◆ TASK TO CARRY OUT
Give again, word for word, the lines below that run from the line with "Write a component" through the line with "const categories: (string". Drop the pictures.

◆ SUPPLIED MATERIAL
◆ ◆ ◆ ◆ ◆

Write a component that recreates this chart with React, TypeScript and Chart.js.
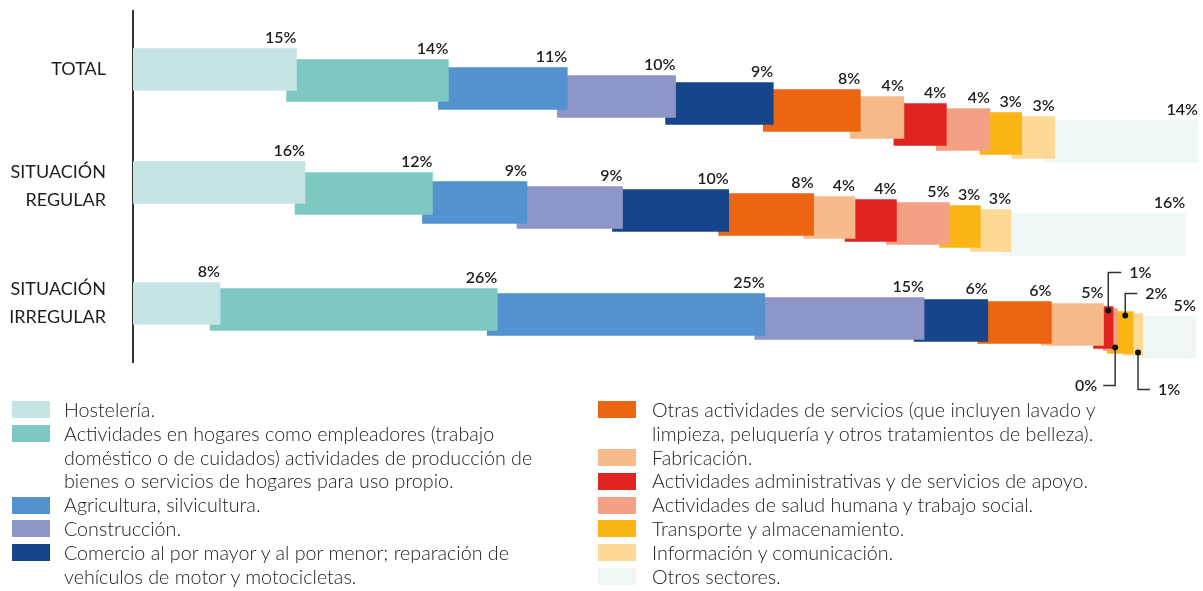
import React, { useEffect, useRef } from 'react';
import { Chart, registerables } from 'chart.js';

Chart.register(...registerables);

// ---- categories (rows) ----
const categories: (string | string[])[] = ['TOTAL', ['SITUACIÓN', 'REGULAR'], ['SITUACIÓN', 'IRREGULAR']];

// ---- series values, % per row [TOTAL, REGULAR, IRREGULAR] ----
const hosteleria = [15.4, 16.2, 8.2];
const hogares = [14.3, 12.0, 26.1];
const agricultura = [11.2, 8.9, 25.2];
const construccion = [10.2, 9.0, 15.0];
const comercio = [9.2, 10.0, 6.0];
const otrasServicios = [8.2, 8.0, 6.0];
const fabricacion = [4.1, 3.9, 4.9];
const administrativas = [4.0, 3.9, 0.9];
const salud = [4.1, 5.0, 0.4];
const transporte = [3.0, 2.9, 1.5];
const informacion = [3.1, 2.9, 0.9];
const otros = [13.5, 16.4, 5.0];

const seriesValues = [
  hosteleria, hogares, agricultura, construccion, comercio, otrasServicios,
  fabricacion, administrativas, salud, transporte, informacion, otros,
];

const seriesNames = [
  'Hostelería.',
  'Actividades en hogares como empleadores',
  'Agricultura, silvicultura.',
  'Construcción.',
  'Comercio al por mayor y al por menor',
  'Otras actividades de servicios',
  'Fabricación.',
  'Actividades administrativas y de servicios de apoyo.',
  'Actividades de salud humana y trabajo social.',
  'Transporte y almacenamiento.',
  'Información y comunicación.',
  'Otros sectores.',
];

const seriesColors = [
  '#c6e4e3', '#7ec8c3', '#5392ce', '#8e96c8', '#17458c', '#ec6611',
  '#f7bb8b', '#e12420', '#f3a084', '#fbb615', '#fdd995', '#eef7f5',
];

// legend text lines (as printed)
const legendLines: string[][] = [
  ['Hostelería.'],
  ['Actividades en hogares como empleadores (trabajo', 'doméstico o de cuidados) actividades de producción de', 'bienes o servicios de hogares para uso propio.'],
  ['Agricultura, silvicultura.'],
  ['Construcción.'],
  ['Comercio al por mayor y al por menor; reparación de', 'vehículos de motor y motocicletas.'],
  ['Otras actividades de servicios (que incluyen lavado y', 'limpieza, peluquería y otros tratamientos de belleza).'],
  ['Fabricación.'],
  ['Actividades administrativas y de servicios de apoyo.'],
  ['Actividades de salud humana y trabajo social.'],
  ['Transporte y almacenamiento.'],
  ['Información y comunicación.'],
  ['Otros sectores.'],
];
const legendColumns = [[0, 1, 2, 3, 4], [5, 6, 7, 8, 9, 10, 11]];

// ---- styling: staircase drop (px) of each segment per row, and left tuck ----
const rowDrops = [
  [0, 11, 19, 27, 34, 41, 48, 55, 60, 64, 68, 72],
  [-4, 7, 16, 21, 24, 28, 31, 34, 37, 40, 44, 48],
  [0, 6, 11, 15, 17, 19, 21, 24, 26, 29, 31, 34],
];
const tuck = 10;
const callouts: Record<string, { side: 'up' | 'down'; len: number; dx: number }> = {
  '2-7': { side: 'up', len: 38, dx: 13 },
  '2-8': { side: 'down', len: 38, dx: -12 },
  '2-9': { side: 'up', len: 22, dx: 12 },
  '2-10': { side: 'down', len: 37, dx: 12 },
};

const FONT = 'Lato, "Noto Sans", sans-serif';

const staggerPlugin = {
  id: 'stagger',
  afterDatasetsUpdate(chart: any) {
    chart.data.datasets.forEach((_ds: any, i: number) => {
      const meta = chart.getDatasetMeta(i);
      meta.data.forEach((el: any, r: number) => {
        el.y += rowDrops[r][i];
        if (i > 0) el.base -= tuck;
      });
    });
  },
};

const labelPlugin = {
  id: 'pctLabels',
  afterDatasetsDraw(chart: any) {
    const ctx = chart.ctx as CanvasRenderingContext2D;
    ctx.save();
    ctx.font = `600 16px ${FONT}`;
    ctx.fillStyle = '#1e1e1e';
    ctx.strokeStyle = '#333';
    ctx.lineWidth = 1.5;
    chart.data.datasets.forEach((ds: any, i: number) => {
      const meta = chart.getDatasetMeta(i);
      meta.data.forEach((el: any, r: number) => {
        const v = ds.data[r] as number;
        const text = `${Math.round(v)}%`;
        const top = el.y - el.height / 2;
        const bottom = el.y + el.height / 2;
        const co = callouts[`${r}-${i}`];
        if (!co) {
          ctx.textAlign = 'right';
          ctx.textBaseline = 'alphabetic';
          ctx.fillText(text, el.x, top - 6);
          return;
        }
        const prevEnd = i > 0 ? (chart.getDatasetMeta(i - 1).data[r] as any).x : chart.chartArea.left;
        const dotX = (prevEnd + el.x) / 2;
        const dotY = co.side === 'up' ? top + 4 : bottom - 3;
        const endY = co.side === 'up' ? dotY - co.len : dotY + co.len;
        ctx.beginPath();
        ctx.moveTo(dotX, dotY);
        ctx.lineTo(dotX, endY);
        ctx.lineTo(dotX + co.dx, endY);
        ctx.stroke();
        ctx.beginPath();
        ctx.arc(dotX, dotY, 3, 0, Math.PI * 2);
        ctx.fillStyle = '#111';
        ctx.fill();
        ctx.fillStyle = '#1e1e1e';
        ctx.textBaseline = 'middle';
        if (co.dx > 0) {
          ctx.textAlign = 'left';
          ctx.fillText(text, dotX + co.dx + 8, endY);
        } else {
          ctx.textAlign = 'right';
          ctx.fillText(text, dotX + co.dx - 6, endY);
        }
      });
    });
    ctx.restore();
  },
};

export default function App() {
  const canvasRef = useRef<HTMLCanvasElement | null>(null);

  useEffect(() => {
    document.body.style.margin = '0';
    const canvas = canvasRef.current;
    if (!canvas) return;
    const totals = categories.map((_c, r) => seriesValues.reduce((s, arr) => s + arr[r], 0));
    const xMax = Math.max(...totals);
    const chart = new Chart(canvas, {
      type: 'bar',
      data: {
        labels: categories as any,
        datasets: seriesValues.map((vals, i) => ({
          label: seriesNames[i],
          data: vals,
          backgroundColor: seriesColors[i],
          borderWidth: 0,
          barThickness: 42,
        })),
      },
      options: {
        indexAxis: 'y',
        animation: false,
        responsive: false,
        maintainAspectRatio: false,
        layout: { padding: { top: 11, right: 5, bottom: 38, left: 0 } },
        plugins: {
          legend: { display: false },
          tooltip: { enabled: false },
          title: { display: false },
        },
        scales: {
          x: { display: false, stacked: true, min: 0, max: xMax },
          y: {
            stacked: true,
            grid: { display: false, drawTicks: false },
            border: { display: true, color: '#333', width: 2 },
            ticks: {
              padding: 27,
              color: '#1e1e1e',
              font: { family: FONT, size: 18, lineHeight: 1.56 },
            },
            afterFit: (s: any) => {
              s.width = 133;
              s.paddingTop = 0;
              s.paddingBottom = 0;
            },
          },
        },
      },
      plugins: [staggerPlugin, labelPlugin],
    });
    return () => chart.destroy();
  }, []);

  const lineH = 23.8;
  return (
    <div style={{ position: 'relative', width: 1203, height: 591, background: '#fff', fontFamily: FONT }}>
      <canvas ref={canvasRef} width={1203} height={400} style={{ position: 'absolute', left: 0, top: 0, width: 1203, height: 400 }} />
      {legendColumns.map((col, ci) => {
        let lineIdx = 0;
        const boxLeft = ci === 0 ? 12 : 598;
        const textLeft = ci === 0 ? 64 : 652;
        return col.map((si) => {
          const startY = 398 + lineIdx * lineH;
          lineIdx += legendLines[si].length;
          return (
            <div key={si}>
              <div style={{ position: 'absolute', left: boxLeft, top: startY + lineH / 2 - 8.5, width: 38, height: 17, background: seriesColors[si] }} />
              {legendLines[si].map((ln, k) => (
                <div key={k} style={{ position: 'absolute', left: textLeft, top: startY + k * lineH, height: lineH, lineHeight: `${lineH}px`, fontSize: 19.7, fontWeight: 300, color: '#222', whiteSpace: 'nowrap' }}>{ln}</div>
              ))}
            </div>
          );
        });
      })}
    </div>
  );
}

◆ ◆ ◆ ◆ ◆

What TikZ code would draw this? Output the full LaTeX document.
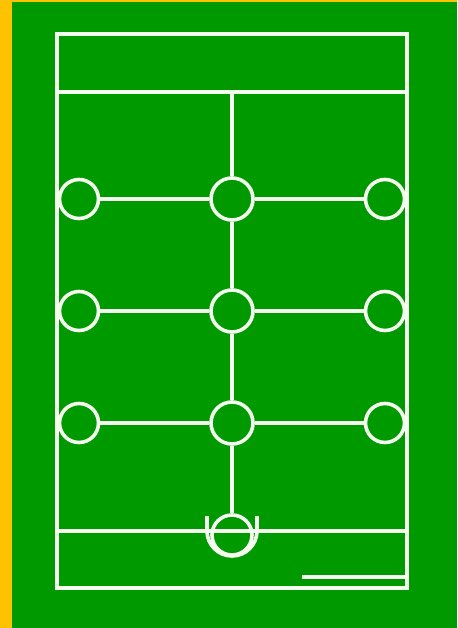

◆ ◆ ◆ ◆ ◆

◆ OUTPUT OF THE TASK
Write a component that recreates this chart with React, TypeScript and Chart.js.
import React, { useEffect, useRef } from 'react';
import { Chart, registerables } from 'chart.js';

Chart.register(...registerables);

// ---- categories (rows) ----
const categories: (string | string[])[] = ['TOTAL', ['SITUACIÓN', 'REGULAR'], ['SITUACIÓN', 'IRREGULAR']];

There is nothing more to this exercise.